Soja: embarque argentino foi redirecionado por risco de não atender ao padrão chinês (Freepik/Freepik)
Repórter de agro e macroeconomia
Publicado em 21 de agosto de 2025 às 06h03.
Última atualização em 21 de agosto de 2025 às 06h08.
A decisão do Conselho Administrativo de Defesa Econômica (Cade) de suspender a moratória da soja no Brasil não deve afetar o acordo entre União Europeia e Mercosul, afirmaram analistas à EXAME.
Uma das principais alegações do bloco europeu, especialmente por produtores franceses, é de que os produtos brasileiros não são ambientalmente responsáveis e, com isso, não faz sentido a tratativa.
"O Brasil tem um Código Florestal extremamente rigoroso, que não existe na Europa, na Ásia e em outros países produtores. É esse código que deve ser fortalecido e seguido pela cadeia produtiva", afirma Marcos Fava Neves, diretor da Harven Business School, especializada em agronegócio.

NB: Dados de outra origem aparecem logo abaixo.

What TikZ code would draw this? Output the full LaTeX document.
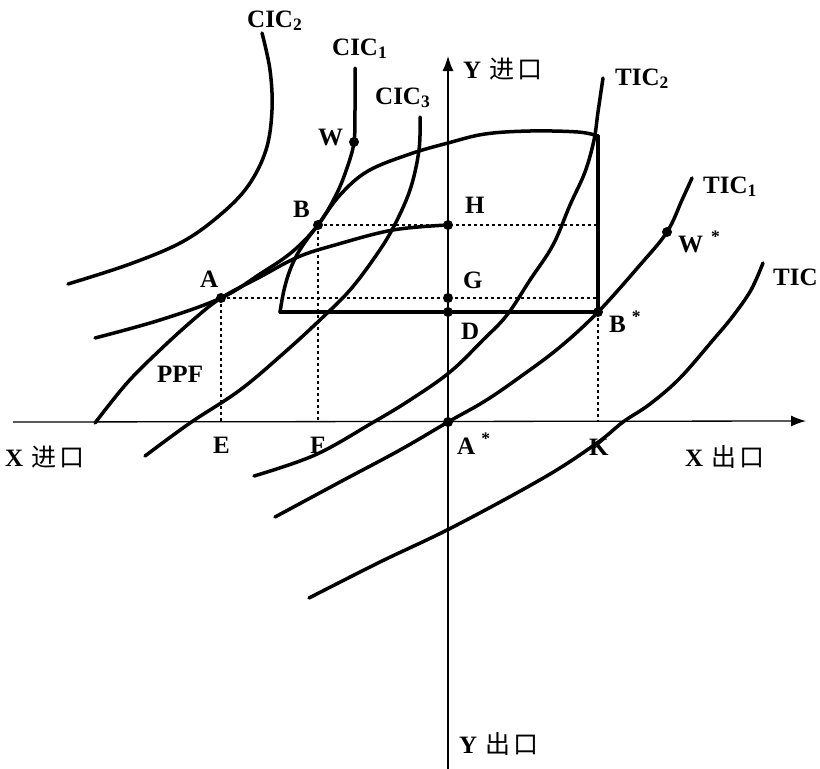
\documentclass[tikz,border=0pt]{standalone}
\usepackage{fontspec}
\setmainfont{Liberation Serif}
\newfontfamily\cjk{Noto Sans CJK SC}
\usetikzlibrary{arrows.meta}
\begin{document}
\begin{tikzpicture}[x=1pt,y=-1pt,
  curve/.style={line width=3.5pt,line cap=round,line join=round},
  axis/.style={line width=1.3pt,-{Latex[length=15pt,width=11pt]}},
  guide/.style={line width=1.1pt,dash pattern=on 3pt off 3pt},
  lbl/.style={anchor=base west,inner sep=0pt,font=\fontsize{25}{30}\selectfont\bfseries},
  cjklbl/.style={anchor=base west,inner sep=0pt,font=\fontsize{25}{30}\selectfont\bfseries},
  dotmark/.style={circle,fill,inner sep=0pt,minimum size=10pt}]
\useasboundingbox (0,0) rectangle (820,769);

% key points
\coordinate (A)  at (221,298);
\coordinate (B)  at (318,225);
\coordinate (W)  at (354,142);
\coordinate (H)  at (448,225);
\coordinate (G)  at (448,298);
\coordinate (D)  at (448,312);
\coordinate (As) at (448,422);
\coordinate (Bs) at (598,312);
\coordinate (Ws) at (667,232);
\coordinate (Bc) at (280,312);
\coordinate (Tp) at (598,136);
\coordinate (E)  at (221,422);
\coordinate (F)  at (318,422);
\coordinate (K)  at (598,422);
\coordinate (Xl) at (13,422);
\coordinate (Xr) at (806,421);
\coordinate (Yb) at (448,769);
\coordinate (Yt) at (448,56);

% axes
\draw[axis] (Xl) -- (Xr);
\draw[axis] (Yb) -- (Yt);

% guides
\draw[guide] (B) -- (B -| Bs);
\draw[guide] (B) -- (F);
\draw[guide] (A) -- (A -| Bs);
\draw[guide] (A) -- (E);
\draw[guide] (Bs) -- (K);

% community indifference curves
\draw[curve] plot[smooth,tension=0.6] coordinates {(262,33) (270,70) (272,110) (266,150) (248,186) (220,215) (182,242) (130,264) (68,284)};
\draw[curve] plot[smooth,tension=0.6] coordinates {(355,68) (355,110) (W) (347,168) (336,195) (B) (292,252) (260,274) (A) (160,320) (95,338)};
\draw[curve] plot[smooth,tension=0.6] coordinates {(420,117) (419,150) (410,190) (393,228) (375,257) (350,290) (322,318) (285,352) (240,390) (190,423) (145,456)};

% production possibility frontier
\draw[curve] plot[smooth,tension=0.6] coordinates {(95,423) (127,383) (160,350) (193,320) (A) (260,277) (298,257) (335,245) (393,230) (H)};

% shifted production block
\draw[curve] plot[smooth,tension=0.6] coordinates {(Bc) (284,290) (290,270) (298,253) (308,238) (B) (340,195) (368,171) (410,154) (448,143) (485,134) (530,131) (578,132) (Tp)};
\draw[curve] (Tp) -- (Bs) -- (Bc);

% trade indifference curves
\draw[curve] plot[smooth,tension=0.6] coordinates {(603,78) (598,112) (594,140) (585,172) (570,205) (553,245) (530,280) (507,315) (483,340) (450,372) (410,400) (372,423) (315,455) (254,476)};
\draw[curve] plot[smooth,tension=0.6] coordinates {(692,178) (682,200) (Ws) (640,265) (Bs) (560,347) (520,377) (485,401) (As) (400,450) (340,482) (275,517)};
\draw[curve] plot[smooth,tension=0.6] coordinates {(763,263) (751,290) (733,316) (713,340) (680,378) (650,404) (623,422) (597,443) (545,477) (453,527) (380,562) (309,598)};

% dots
\foreach \p in {A,B,W,H,G,D,As,Bs,Ws}
  \node[dotmark] (dot\p) at (\p) {};

% labels
\node[lbl] (lCIC2) at (247,27) {CIC\textsubscript{2}};
\node[lbl] (lCIC1) at (332,55) {CIC\textsubscript{1}};
\node[lbl] (lCIC3) at (375,104) {CIC\textsubscript{3}};
\node[lbl] (lTIC2) at (615,85) {TIC\textsubscript{2}};
\node[lbl] (lTIC1) at (703,193) {TIC\textsubscript{1}};
\node[lbl] (lTIC)  at (773,285) {TIC};
\node[lbl] (lW)  at (318,145) {W};
\node[lbl] (lB)  at (293,217) {B};
\node[lbl] (lA)  at (200,287) {A};
\node[lbl] (lH)  at (465,213) {H};
\node[lbl] (lG)  at (463,288) {G};
\node[lbl] (lD)  at (461,339) {D};
\node[lbl] (lBs) at (609,332) {B\hspace{6pt}\textsuperscript{*}};
\node[lbl] (lWs) at (678,252) {W\hspace{8pt}\textsuperscript{*}};
\node[lbl] (lPPF) at (157,382) {PPF};
\node[lbl] (lE)  at (213,453) {E};
\node[lbl] (lF)  at (310,453) {F};
\node[lbl] (lAs) at (457,454) {A\hspace{6pt}\textsuperscript{*}};
\node[lbl] (lK)  at (589,455) {K};
\node[cjklbl] (lYin)  at (463,78)  {Y\hspace{8pt}{\cjk\mdseries 进\hspace{3pt}口}};
\node[cjklbl] (lXin)  at (5,466)   {X\hspace{8pt}{\cjk\mdseries 进\hspace{3pt}口}};
\node[cjklbl] (lXout) at (685,466) {X\hspace{8pt}{\cjk\mdseries 出\hspace{3pt}口}};
\node[cjklbl] (lYout) at (459,753) {Y\hspace{8pt}{\cjk\mdseries 出\hspace{3pt}口}};
\end{tikzpicture}
\end{document}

Segundo o executivo, a UE precisa respeitar o código brasileiro, que "é superior às suas próprias exigências de produção local".
Na última segunda-feira, 19, o Cade determinou que os traders de soja (empresas que comercializam o grão) suspendam o acordo da "Moratória da Soja" em 10 dias, sob pena de multas de R$ 250 mil.
Para Welber Barral, sócio da BMJ Associados e ex-secretário de Comércio Exterior do Ministério da Agricultura e Pecuária (Mapa), o Cade tomou uma decisão técnica, sem abordar a questão ambiental.
De qualquer forma, diz Barral, as empresas se encontram em uma situação complexa, pois terão que justificar à Europa por que não estão cumprindo a cota acordada.
"Do ponto de vista da evolução da negociação e da aprovação do acordo, isso não é um bom sinal. Mas não sei prever qual será o nível de reação europeia", afirma.
Desde 2006, o Brasil adota a moratória da soja, um acordo entre produtores, traders e organizações ambientais para impedir a compra de soja cultivada em áreas desmatadas na Amazônia após 2008.
A iniciativa visa proteger a floresta amazônica e promover uma produção agrícola sustentável, desestimulando o desmatamento ilegal para o cultivo de soja.
Na prática, segundo Marcelo Winter, sócio de agronegócios da VSBO Advogados, a decisão do Cade não impede que as empresas ou entidades signatárias do acordo adotem critérios independentes para a aquisição de soja.
"As companhias podem continuar a segregar e especificar de quem compram, por exemplo, não adquirindo soja de produtores que desmatam na Amazônia", afirma.
"No entanto, não poderão mais fazer isso de forma conjunta, como antes, quando trocavam informações, relatórios e realizavam auditorias em grupo. Agora, isso deverá ser feito de forma individual."
Para o advogado, o movimento do Cade é mais um capítulo no processo que envolve a moratória da soja.
Em outubro de 2024, a sanção da Lei 12.709/24 estabeleceu novos critérios para a concessão de incentivos fiscais em Mato Grosso, impedindo benefícios a empresas que participassem de acordos ou compromissos que restringissem a expansão da atividade agropecuária em áreas não protegidas por legislação ambiental específica.
A justificativa para a lei era proteger os produtores locais, argumentando que a moratória impunha restrições ilegais à agricultura, já que o Código Florestal permite o desmatamento de até 20% dentro do bioma Amazônia.
A medida gerou críticas de empresas afetadas, que consideram as novas exigências mais severas que as do Código Florestal, prejudicando a competitividade do produto mato-grossense.
Winter avalia que a suspensão do Cade não deve ter impacto imediato no setor produtivo, pois as empresas continuarão adotando seus critérios específicos.
"Outra consequência imediata será a possível judicialização dessa decisão, com empresas ou entidades de classe, como a Abiove, provavelmente desafiando a medida", diz.
O Cade atendeu a um pedido da Confederação da Agricultura e Pecuária do Brasil (CNA), que afirma que a medida traz prejuízos econômicos aos produtores rurais e à economia do país.
"O produtor brasileiro está sendo massacrado e está tendo uma redução consistente dos seus ganhos devido a essa prática. O que a CNA tem dito desde o começo é que a moratória nunca foi eficaz para reduzir o desmatamento na Amazônia", afirma Amanda Flávio de Oliveira, advogada da CNA.
Em nota, a Associação dos Produtores de Soja e Milho de Mato Grosso (Aprosoja MT) "celebrou" a decisão do Cade, e afirmou que a medida é "um marco histórico na defesa da livre concorrência e da produção legal no campo".
O Brasil é o maior produtor mundial de soja e, na safra 2025/26, deve colher 182,9 milhões de toneladas do grão. Os principais destinos da soja brasileira são China, União Europeia e Estados Unidos.